Exercise task
Start at the top of the records and, please, print each line exactly through the line that contains "minimum height=69pt] (coord)", leaving out all pictures.

[Records from a collection]
* * *
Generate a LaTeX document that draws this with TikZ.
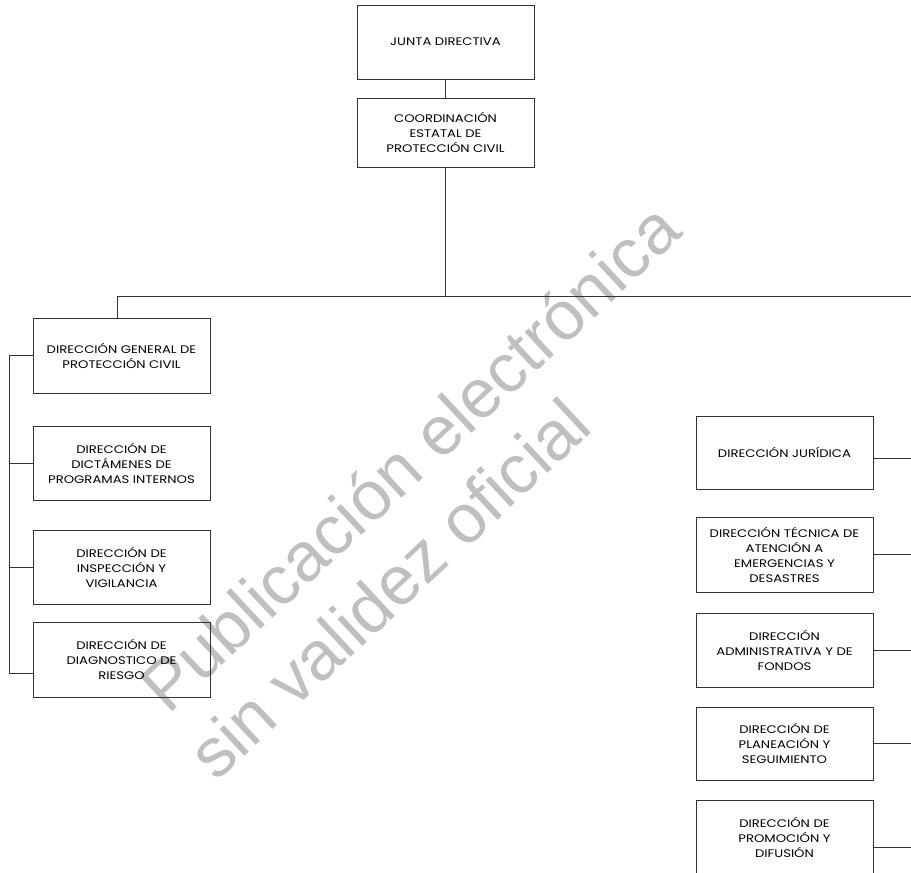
\documentclass[tikz,border=0pt]{standalone}
\usepackage{fontspec}
\setmainfont{Poppins}
\newfontfamily\cajafont[FakeStretch=1.2]{Poppins}
\newfontfamily\marcafont{Liberation Sans}
\usetikzlibrary{positioning}

\begin{document}
\begin{tikzpicture}[x=1pt,y=-1pt,
    unidad/.style={draw=black!80, line width=0.8pt, minimum width=177pt, minimum height=74pt,
                   align=center, inner sep=2pt, font=\cajafont\fontsize{11}{15}\selectfont},
    linea/.style={draw=black!80, line width=0.8pt},
    marca/.style={text=black!25, anchor=base west, rotate=43, inner sep=0pt,
                  font=\marcafont\fontsize{69}{80}\selectfont}]

\useasboundingbox (0,0) rectangle (911,873);
\clip (0,0) rectangle (911,873);

% marca de agua
\node[marca] (pub) at (168,716) {Publicación electrónica};
\node[marca] (sin) at (216,783) {sin validez oficial};

% cabeza
\node[unidad] (junta) at (445.5,42) {JUNTA DIRECTIVA};
\node[unidad, minimum height=69pt] (coord) at (445.5,132.5) {COORDINACIÓN\\ESTATAL DE\\PROTECCIÓN CIVIL};

% rama izquierda
\node[unidad, minimum height=75pt] (dg) at (121.5,355.5) {DIRECCIÓN GENERAL DE\\PROTECCIÓN CIVIL};
\node[unidad] (dict) at (121.5,463) {DIRECCIÓN DE\\DICTÁMENES DE\\PROGRAMAS INTERNOS};
\node[unidad] (insp) at (121.5,567) {DIRECCIÓN DE\\INSPECCIÓN Y\\VIGILANCIA};
\node[unidad, minimum height=75pt] (diag) at (121.5,659.5) {DIRECCIÓN DE\\DIAGNOSTICO DE\\RIESGO};

% rama derecha
\node[unidad, minimum height=73pt] (jur) at (784.5,452.5) {DIRECCIÓN JURÍDICA};
\node[unidad, minimum height=75pt] (tec) at (784.5,554.5) {DIRECCIÓN TÉCNICA DE\\ATENCIÓN A\\EMERGENCIAS Y\\DESASTRES};
\node[unidad] (adm) at (784.5,650) {DIRECCIÓN\\ADMINISTRATIVA Y DE\\FONDOS};
\node[unidad, minimum height=73pt] (plan) at (784.5,743.5) {DIRECCIÓN DE\\PLANEACIÓN Y\\SEGUIMIENTO};
\node[unidad] (prom) at (784.5,837) {DIRECCIÓN DE\\PROMOCIÓN Y\\DIFUSIÓN};

% lineas
\coordinate (busL) at (117,296);
\coordinate (busR) at (911,296);
\coordinate (troncoL) at (9,0);
\coordinate (troncoR) at (911,0);

\draw[linea] (junta) -- (coord);
\draw[linea] (coord.south) -- (coord.south |- busR);
\draw[linea] (busL) -- (busR);
\draw[linea] (busL) -- (busL |- dg.north);

\foreach \n/\dy in {dg/0, dict/0, insp/0, diag/-13.5}
    \draw[linea] ([yshift=\dy pt]\n.west) -- ([yshift=\dy pt]\n.west -| troncoL);
\draw[linea] (dg.west -| troncoL) -- ([yshift=-13.5pt]diag.west -| troncoL);

\foreach \n/\dy in {jur/-5.5, tec/0, adm/0, plan/0, prom/-10}
    \draw[linea] ([yshift=\dy pt]\n.east) -- ([yshift=\dy pt]\n.east -| troncoR);

\end{tikzpicture}
\end{document}
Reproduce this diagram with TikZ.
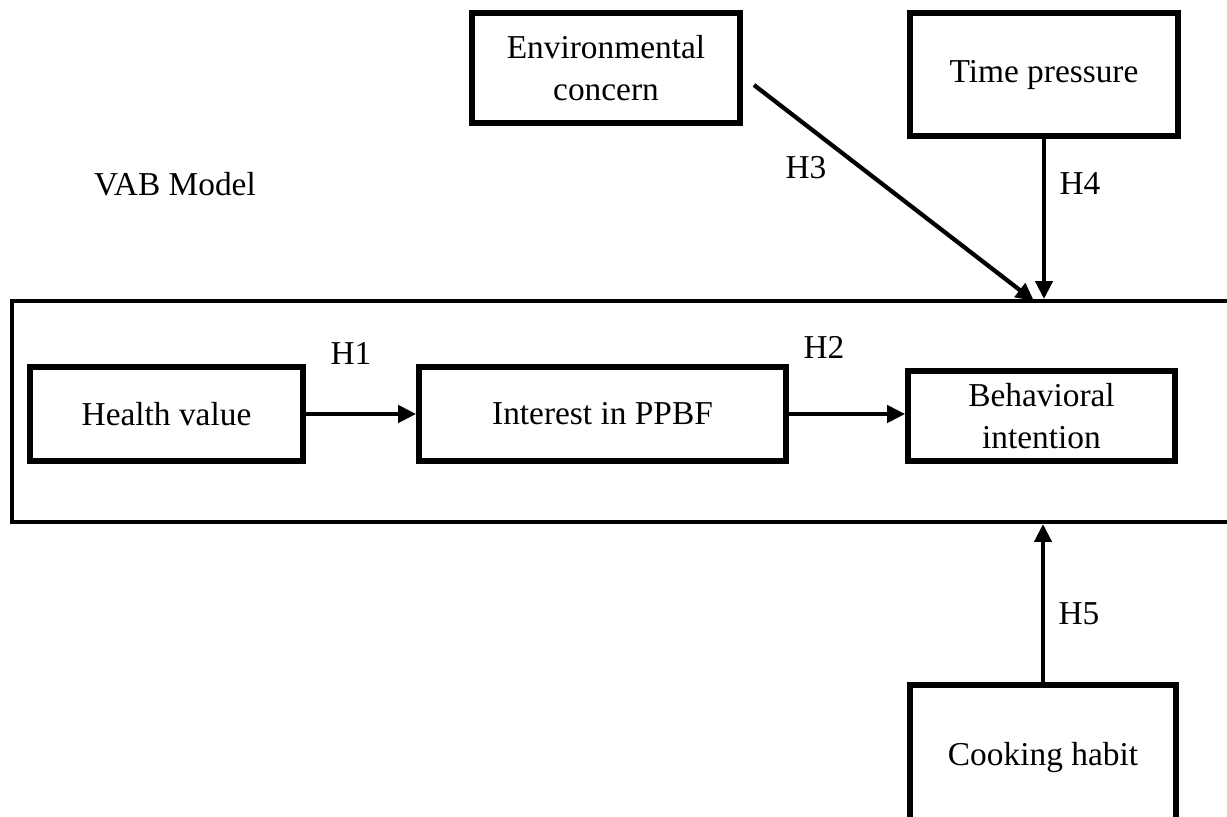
* * *
Exercise result
Generate a LaTeX document that draws this with TikZ.
\documentclass[tikz,border=0pt]{standalone}
\usepackage{fontspec}
\setmainfont{Poppins}
\newfontfamily\cajafont[FakeStretch=1.2]{Poppins}
\newfontfamily\marcafont{Liberation Sans}
\usetikzlibrary{positioning}

\begin{document}
\begin{tikzpicture}[x=1pt,y=-1pt,
    unidad/.style={draw=black!80, line width=0.8pt, minimum width=177pt, minimum height=74pt,
                   align=center, inner sep=2pt, font=\cajafont\fontsize{11}{15}\selectfont},
    linea/.style={draw=black!80, line width=0.8pt},
    marca/.style={text=black!25, anchor=base west, rotate=43, inner sep=0pt,
                  font=\marcafont\fontsize{69}{80}\selectfont}]

\useasboundingbox (0,0) rectangle (911,873);
\clip (0,0) rectangle (911,873);

% marca de agua
\node[marca] (pub) at (168,716) {Publicación electrónica};
\node[marca] (sin) at (216,783) {sin validez oficial};

% cabeza
\node[unidad] (junta) at (445.5,42) {JUNTA DIRECTIVA};
\node[unidad, minimum height=69pt] (coord) at (445.5,132.5) {COORDINACIÓN\\ESTATAL DE\\PROTECCIÓN CIVIL};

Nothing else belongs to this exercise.